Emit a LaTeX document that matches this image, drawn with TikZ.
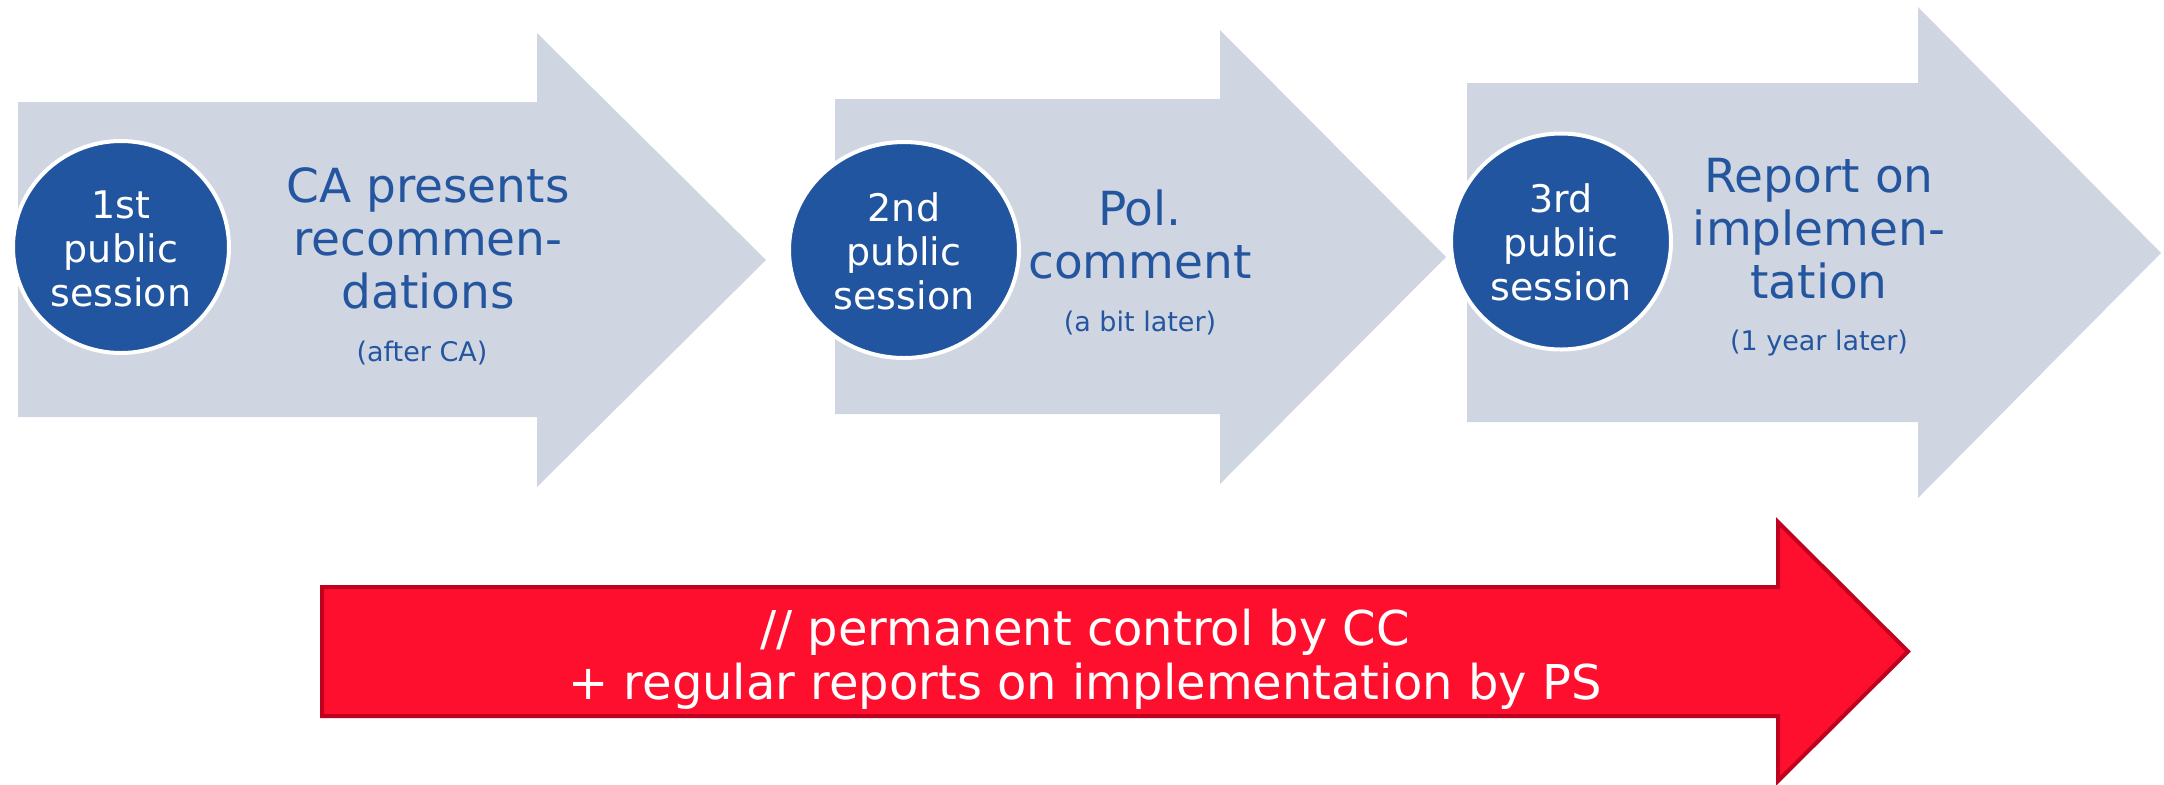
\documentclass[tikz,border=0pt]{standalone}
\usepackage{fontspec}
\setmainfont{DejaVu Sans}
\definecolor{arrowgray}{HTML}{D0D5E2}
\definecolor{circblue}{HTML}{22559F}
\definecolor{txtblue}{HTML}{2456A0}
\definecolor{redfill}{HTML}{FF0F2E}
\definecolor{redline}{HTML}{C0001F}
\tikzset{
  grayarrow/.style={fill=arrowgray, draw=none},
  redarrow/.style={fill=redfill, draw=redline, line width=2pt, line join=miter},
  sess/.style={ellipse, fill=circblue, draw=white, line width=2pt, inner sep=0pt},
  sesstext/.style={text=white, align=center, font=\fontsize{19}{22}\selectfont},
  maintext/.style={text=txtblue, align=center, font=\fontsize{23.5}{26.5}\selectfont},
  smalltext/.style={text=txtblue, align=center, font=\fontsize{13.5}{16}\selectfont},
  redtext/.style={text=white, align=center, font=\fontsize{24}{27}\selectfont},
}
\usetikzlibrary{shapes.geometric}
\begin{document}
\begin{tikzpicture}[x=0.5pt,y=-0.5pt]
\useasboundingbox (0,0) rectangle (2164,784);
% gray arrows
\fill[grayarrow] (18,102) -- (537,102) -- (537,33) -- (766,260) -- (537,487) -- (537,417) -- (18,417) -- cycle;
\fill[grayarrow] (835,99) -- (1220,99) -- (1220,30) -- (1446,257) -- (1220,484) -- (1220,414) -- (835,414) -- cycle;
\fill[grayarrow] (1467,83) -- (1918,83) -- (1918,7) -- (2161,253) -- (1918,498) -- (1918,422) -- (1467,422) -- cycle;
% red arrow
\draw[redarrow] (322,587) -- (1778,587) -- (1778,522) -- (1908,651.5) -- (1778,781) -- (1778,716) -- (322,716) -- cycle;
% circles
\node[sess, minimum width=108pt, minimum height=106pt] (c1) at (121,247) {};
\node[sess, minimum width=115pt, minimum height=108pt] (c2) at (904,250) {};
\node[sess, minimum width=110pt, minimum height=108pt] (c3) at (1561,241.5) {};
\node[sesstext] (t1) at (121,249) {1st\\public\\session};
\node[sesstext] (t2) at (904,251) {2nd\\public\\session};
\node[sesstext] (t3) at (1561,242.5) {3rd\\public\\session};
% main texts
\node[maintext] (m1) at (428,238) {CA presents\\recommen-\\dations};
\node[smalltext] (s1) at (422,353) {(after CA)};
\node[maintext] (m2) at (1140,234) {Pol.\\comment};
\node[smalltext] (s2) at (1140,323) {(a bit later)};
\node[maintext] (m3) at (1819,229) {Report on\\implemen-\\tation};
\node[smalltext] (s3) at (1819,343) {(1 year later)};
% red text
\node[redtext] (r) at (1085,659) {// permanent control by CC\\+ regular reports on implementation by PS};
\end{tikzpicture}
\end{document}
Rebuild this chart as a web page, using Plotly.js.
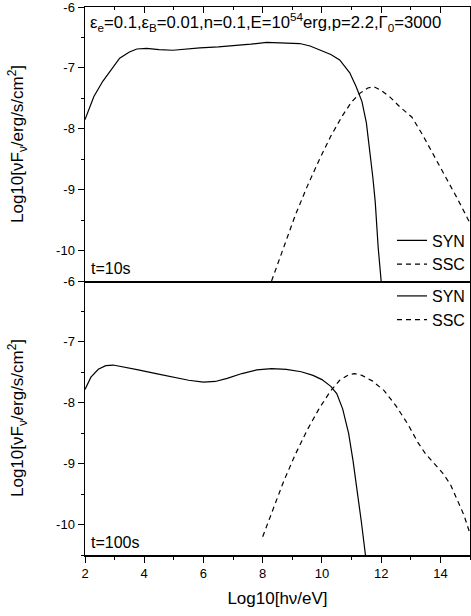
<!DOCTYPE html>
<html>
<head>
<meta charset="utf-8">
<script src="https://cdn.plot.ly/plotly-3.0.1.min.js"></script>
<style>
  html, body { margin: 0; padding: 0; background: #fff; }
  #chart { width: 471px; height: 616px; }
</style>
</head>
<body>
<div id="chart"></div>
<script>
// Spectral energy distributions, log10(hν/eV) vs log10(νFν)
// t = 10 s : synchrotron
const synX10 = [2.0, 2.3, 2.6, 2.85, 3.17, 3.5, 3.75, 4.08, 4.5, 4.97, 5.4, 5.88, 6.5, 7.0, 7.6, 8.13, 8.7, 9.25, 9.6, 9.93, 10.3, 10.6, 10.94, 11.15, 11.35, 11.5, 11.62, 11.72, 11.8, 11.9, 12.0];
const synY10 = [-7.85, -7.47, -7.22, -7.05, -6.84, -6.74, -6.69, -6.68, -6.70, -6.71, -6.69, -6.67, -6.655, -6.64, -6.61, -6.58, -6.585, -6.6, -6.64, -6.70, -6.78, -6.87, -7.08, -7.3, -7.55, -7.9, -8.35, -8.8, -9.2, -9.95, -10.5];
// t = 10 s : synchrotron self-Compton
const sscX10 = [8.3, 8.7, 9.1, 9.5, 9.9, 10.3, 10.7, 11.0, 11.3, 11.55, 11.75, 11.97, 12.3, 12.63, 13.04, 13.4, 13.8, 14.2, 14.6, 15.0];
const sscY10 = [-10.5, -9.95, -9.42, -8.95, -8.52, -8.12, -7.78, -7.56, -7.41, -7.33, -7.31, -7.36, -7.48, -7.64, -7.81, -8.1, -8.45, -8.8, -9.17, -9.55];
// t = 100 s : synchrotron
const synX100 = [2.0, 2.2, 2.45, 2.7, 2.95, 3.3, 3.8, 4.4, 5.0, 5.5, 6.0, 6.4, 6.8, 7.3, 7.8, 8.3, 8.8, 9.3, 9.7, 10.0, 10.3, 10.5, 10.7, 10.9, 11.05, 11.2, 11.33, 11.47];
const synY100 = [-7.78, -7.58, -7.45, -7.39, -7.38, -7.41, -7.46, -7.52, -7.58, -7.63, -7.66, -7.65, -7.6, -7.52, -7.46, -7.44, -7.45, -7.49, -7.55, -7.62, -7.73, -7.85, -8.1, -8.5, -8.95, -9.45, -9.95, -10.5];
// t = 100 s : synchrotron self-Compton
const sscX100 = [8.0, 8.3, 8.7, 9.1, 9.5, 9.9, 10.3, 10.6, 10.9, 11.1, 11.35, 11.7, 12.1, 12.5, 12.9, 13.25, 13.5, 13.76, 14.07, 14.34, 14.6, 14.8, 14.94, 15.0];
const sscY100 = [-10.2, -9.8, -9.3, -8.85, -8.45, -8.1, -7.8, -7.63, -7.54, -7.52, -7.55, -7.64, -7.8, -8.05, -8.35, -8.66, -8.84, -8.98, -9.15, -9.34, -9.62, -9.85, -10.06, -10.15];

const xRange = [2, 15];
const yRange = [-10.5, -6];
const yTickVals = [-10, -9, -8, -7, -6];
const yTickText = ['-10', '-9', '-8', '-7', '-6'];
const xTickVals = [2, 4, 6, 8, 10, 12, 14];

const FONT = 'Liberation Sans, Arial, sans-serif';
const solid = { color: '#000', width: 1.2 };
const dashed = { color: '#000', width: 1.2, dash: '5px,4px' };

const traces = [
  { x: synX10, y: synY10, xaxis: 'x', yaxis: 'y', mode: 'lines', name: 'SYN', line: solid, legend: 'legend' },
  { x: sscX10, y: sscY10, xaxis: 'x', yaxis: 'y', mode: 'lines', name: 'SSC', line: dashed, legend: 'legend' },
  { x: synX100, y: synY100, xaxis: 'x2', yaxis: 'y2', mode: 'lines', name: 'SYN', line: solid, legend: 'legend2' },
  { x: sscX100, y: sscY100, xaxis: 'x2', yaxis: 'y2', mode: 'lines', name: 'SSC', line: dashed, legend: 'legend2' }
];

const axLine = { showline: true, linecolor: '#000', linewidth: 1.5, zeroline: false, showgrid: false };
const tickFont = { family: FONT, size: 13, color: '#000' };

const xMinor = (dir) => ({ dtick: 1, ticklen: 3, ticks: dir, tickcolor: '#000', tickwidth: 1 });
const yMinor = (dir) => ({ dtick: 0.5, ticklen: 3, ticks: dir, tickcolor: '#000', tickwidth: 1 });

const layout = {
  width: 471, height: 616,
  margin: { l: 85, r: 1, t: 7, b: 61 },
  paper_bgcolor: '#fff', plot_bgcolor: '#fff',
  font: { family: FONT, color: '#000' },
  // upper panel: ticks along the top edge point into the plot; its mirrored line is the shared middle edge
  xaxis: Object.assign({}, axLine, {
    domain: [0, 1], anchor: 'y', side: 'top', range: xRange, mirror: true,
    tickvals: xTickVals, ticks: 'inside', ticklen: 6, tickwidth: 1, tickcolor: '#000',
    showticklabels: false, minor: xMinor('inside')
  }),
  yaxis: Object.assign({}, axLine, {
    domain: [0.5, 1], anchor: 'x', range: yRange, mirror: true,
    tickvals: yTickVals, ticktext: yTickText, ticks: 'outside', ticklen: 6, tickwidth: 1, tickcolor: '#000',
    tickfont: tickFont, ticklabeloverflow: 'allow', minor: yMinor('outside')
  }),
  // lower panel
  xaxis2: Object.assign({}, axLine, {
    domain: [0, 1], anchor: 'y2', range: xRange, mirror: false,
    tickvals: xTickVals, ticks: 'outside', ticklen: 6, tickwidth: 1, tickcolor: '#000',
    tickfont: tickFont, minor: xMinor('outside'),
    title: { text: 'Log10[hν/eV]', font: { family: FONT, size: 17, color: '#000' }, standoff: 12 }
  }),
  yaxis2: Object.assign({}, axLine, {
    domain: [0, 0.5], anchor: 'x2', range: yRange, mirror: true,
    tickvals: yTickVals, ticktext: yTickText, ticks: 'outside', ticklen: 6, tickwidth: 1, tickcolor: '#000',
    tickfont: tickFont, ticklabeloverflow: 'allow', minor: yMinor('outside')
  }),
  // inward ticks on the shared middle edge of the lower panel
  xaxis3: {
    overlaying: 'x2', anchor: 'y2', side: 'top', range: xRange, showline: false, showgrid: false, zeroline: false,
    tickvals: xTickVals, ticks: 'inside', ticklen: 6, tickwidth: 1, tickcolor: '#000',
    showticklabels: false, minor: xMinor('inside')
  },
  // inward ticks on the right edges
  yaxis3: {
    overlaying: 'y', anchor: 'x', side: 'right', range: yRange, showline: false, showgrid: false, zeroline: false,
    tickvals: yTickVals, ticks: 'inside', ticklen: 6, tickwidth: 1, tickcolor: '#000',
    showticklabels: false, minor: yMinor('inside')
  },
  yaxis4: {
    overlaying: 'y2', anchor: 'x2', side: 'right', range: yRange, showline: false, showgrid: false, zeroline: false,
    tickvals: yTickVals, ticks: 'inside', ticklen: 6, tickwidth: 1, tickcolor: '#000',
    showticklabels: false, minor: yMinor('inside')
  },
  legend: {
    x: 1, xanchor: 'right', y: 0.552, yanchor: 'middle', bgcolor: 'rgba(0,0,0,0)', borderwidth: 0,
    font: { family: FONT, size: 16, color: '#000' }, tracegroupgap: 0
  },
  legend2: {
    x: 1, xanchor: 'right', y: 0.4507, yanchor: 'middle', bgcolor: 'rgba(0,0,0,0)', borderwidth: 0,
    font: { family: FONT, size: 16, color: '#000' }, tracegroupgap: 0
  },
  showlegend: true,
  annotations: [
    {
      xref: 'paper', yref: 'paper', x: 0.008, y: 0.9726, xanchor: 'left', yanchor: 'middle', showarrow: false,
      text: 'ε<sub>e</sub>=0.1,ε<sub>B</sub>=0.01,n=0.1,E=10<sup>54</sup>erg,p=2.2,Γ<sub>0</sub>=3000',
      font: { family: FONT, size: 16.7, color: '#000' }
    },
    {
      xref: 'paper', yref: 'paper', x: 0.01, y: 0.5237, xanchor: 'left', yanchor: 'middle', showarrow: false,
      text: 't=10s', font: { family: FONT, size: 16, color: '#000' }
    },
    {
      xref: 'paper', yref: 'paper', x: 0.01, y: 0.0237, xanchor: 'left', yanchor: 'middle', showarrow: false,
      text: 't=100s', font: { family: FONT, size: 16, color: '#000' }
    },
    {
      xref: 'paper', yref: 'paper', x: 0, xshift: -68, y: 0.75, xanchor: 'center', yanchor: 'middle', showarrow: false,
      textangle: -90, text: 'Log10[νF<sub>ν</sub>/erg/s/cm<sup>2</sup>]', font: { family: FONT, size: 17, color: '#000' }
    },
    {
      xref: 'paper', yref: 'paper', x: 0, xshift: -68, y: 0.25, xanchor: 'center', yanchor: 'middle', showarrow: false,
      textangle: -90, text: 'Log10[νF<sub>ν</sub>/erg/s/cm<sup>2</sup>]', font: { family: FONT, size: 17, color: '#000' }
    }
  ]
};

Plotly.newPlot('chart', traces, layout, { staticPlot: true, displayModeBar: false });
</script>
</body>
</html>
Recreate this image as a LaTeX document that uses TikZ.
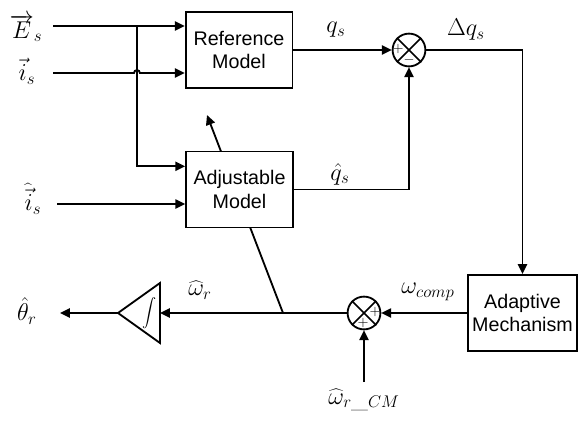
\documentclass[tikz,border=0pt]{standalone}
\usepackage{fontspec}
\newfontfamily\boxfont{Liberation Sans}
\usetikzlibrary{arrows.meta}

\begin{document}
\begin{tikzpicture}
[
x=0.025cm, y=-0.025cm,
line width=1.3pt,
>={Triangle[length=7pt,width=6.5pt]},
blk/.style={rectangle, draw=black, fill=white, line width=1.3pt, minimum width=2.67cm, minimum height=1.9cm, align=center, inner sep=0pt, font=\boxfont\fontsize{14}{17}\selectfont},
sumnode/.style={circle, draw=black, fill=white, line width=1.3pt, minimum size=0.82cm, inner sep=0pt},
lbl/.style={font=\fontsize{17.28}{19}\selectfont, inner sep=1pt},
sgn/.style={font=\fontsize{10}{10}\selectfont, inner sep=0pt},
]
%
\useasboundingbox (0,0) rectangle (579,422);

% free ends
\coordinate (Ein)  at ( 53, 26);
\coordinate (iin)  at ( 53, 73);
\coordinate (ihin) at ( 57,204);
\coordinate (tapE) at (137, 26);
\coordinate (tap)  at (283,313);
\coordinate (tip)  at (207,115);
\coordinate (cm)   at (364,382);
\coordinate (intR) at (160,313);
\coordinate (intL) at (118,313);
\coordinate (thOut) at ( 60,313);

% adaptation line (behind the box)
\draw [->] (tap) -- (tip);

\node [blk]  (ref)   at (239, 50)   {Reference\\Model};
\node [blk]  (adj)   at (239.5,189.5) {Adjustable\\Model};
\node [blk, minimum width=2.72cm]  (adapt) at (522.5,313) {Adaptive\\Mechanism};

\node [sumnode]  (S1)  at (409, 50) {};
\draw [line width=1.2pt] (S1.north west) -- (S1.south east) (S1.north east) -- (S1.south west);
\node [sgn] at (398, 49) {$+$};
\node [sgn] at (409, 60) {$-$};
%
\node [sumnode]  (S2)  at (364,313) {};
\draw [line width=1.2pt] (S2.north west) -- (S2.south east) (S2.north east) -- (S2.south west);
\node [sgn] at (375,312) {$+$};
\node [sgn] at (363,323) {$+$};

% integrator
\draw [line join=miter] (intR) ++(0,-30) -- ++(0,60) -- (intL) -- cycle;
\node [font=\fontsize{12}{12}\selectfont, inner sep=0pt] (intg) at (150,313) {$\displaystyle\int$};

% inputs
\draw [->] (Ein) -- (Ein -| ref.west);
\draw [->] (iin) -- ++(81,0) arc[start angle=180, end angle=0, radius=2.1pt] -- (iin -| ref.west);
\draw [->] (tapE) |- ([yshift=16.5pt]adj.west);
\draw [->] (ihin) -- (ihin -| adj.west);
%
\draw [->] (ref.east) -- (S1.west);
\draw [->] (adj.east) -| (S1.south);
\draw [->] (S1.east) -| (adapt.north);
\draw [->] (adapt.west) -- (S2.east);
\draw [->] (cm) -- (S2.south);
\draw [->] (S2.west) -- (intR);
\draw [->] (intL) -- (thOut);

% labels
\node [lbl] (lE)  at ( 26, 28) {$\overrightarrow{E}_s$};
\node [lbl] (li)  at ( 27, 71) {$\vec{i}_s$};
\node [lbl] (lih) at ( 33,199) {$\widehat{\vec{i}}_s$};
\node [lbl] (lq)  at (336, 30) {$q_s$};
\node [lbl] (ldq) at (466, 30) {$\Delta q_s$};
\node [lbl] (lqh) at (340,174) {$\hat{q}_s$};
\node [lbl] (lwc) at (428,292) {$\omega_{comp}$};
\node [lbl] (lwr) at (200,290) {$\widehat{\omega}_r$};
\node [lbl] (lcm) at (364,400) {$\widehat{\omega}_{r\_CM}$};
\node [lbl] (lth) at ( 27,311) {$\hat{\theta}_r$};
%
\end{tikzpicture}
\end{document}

*Set exercise:*
Copy all lines from the material that include "chart".

*Correct output:*
Rebuild this chart as a web page, using Plotly.js.
  #chart { width: 471px; height: 616px; }
<div id="chart"></div>
Plotly.newPlot('chart', traces, layout, { staticPlot: true, displayModeBar: false });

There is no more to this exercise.